A: "Because his brain was on my table, inside a jar."
Q: "But, the patient couldn't be alive nevertheless?"
A: "It is possible that he could be alive and working as a lawer somewhere.”

Wednesday, January 03, 2007

The fisherman and the businessman

This is a little story that I heard long ago, when I was a child, and I liked it. I hope you can enjoy it.

Once ago there was a fisherman who was sitting on a chair next to the harbor and reading a book. A rich businessman, who was at the harbor that he had recently brought, saw the fisherman, and said to him:

“You should work more.”

“Why? I have enough money to live working the hours I already work.”

“Because if you work more, you would have more money, and after working for a few years, you could have a fleet that could fish for you and then you would be as rich as me”

“And what would I do, then?”

“You could sit, and enjoy life”

“And what am I doing now?”

The workhouses

During the 19th century, there was a lot of poverty and unemployment in Britain as a result of the Industrial revolution. To try to stabilize the situation, the House of Common, approved the creation of workhouses in the early 30s. A workhouse is a place where the poor can eat and sleep as long as they worked there. I don't know the translation to Spanish but I think it's something like “taller” or something like that. It's idea was to stop the beggars and they cut any help except the one that was given at the workhouse. The idea was to stop anyone who wasn't really poor and didn't have any other option to go there or receive any help from the government forcing the poors to search, as the conditions there were really bad into there. Charles Dickens wrote a lot about the workhouses and theirs conditions.

But those conditions made reactions against them, specially when the press began to publish stores about the terrible incidents that happened inside. That made that by the 60s the only people who were inside were children who couldn't work, senile elders who couldn't take care of themselves and sicks. Any other person wouldn't go there for more than a few days.

But despite all of this, the workhouses made a great work as hospitals, providing free treatment to any who was sick, schools, as they teached arithmetic, writing and reading and as a asylum for the elderly.

Tuesday, January 02, 2007

The story of the two jars

The other day I read a story in Dracos' blog that made me remember another. The story is worth to be read, (the tittle is “The Real Value of the Ring”).

Long time ago, in a forgotten part of the india, there was a man who lived in the mountains, too far from a river, and the only manner he had to have water was to go to the nearest well, which was about two miles from his house, with two huge jars, and return with the two heavy jars to his home. He had to get up very early to do that, and he returned to home really exhausted.. One jar was perfect, and it hadn't any holes, but the other had lots of holes and only the half of the water that the man put at the jar arrived home, losing a lot of water during the way.

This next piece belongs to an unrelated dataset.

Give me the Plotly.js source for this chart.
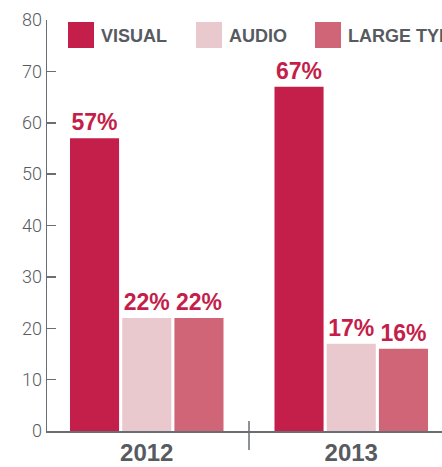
<!DOCTYPE html>
<html>
<head>
<meta charset="utf-8">
<script src="https://cdn.plot.ly/plotly-3.0.1.min.js"></script>
<style>
  html, body { margin: 0; padding: 0; background: #fff; }
  #chart { width: 442px; height: 467px; }
</style>
</head>
<body>
<div id="chart"></div>
<script>
const years = ['2012', '2013'];
const seriesNames = ['VISUAL', 'AUDIO', 'LARGE TYPE'];
const visual = [57, 67];
const audio = [22, 17];
const largeType = [22, 16];
const colors = ['#c41e4a', '#e9c9ce', '#cf6576'];

const W = 442, H = 467;
const ms = { l: 47, r: 0, t: 20, b: 36 }; // margins
const plotW = W - ms.l - ms.r;
const plotH = H - ms.t - ms.b;
const catW = 204.5; // px per category, right side is cut off
const xStart = -0.5 + 2.5 / catW; // nudge bars left a bit

const boldFont = '"Liberation Sans", Arial, sans-serif';
const gray = '#575b5f';

// pixel -> paper helpers
function px(x) { return (x - ms.l) / plotW; }
function py(y) { return (H - ms.b - y) / plotH; }

const values = [visual, audio, largeType];
let traces = values.map((v, i) => ({
    type: 'bar',
    name: seriesNames[i],
    x: years,
    y: v,
    marker: { color: colors[i] },
    texttemplate: '%{y}%',
    textposition: 'outside',
    constraintext: 'none',
    cliponaxis: false,
    textfont: { family: boldFont, size: 23, color: '#c41e4a', weight: 'bold' },
    hoverinfo: 'none'
}));

// hand made legend: big squares + labels
const legendBoxX = [68, 196, 315];
let shapes = [];
let annotations = [];
seriesNames.forEach((name, i) => {
    shapes.push({
        type: 'rect', xref: 'paper', yref: 'paper',
        x0: px(legendBoxX[i]), x1: px(legendBoxX[i] + 26),
        y0: py(48), y1: py(22),
        fillcolor: colors[i], line: { width: 0 }
    });
    annotations.push({
        xref: 'paper', yref: 'paper',
        x: px(legendBoxX[i] + 31), y: py(36),
        xanchor: 'left', yanchor: 'middle',
        text: name, showarrow: false,
        font: { family: boldFont, size: 18, color: gray, weight: 'bold' }
    });
});

// divider between the two years
shapes.push({
    type: 'line', xref: 'x', yref: 'paper',
    x0: 0.5, x1: 0.5, y0: py(450), y1: py(421),
    line: { color: '#6a6e72', width: 1.5 }
});

const layout = {
    width: W,
    height: H,
    margin: ms,
    paper_bgcolor: '#fff',
    plot_bgcolor: '#fff',
    showlegend: false,
    barmode: 'group',
    bargap: 0.234,
    bargroupgap: 0.06,
    xaxis: {
        type: 'category',
        range: [xStart, xStart + plotW / catW],
        showline: true,
        linecolor: '#6a6e72',
        linewidth: 1.5,
        ticks: '',
        showgrid: false,
        zeroline: false,
        tickfont: { family: boldFont, size: 24, color: gray, weight: 'bold' },
        fixedrange: true
    },
    yaxis: {
        range: [0, 80],
        dtick: 10,
        showline: true,
        linecolor: '#6a6e72',
        linewidth: 1.5,
        ticks: 'inside',
        ticklen: 9,
        tickwidth: 1.5,
        tickcolor: '#6a6e72',
        showgrid: false,
        zeroline: false,
        tickfont: { family: 'Roboto, sans-serif', size: 18, color: gray, weight: 300 },
        fixedrange: true
    },
    shapes: shapes,
    annotations: annotations,
    font: { family: 'Roboto, sans-serif' }
};

const config = { displayModeBar: false, staticPlot: true };

Plotly.newPlot('chart', traces, layout, config);
</script>
</body>
</html>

The jar, which was depressed for it's imperfection that made the man to only have the half of the water he deserved for his effort, speaked with the man. “ I'm sorry that you only have the half water you put on me, I hope you can get another jar so you can throw me to the rubish for my imperfection”. The man, who was very wise, replied: “You shouldn't feel sorry for your holes and I'll show you way, tomorrow, when I'll go for water, look down the way and you'll see the reason”.

The jar did what the man said and it saw that the part of the path were he went was full of flowers and grass, while the other part was dry and dead. He wondered why it was like this and asked the wise man.

The wise man replied: “The watter you drop is not wasted, when I realised that you have a hole, I had an idea. I put seeds so your imperfection made all this life. If you hadn't a single hole, this flowers couldn't life and the part of the path would be as dead as the other”.

You don't need to be perfect. Sometimes is better to have some holes rather than not having any.